Best practices for tuple calculation in Python
- Validate numeric input before performing arithmetic.
- Guard against empty tuples when calculating average, min, or max.
- Remember that sorting returns a list unless you convert back to a tuple.
- Check tuple lengths before element-wise operations if every position matters.
- Prefer tuples for fixed records and lists for mutable pipelines.
- Document the meaning of each position when a tuple represents structured data.
Learning resources and authoritative references
If you want deeper background in Python programming and data handling, these academic and institutional sources are excellent starting points:
- Harvard CS50 Python course
- Cornell CS 1110 introductory Python resources
- National Institute of Standards and Technology for broader technical and software quality context
When should you use a tuple calculator?
A tuple calculator is especially useful when you are prototyping code, teaching Python, checking transformation logic, or debugging data. Instead of opening a REPL for every quick experiment, a focused calculator lets you test how sums, means, reversals, and pairwise operations behave in seconds. That makes it valuable for students, instructors, analysts, QA teams, and developers reviewing data-processing logic.
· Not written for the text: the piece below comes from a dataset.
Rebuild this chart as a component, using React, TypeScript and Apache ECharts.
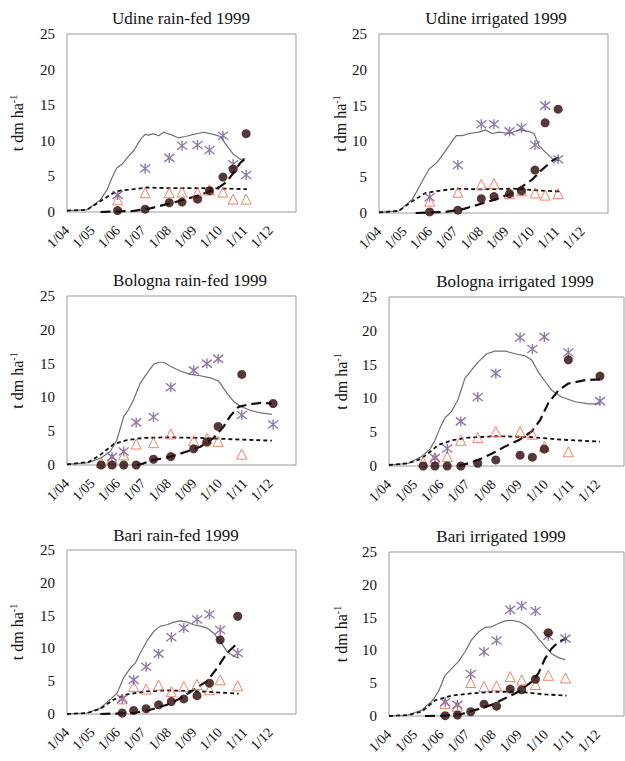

In short, tuple calculation in Python is less about the tuple object performing magic arithmetic and more about using Python’s expressive built-ins and iteration patterns on ordered, fixed collections. Once you understand that model, tuple operations become fast, predictable, and elegant. Use the calculator above to test scenarios, then move the same logic into Python code with confidence.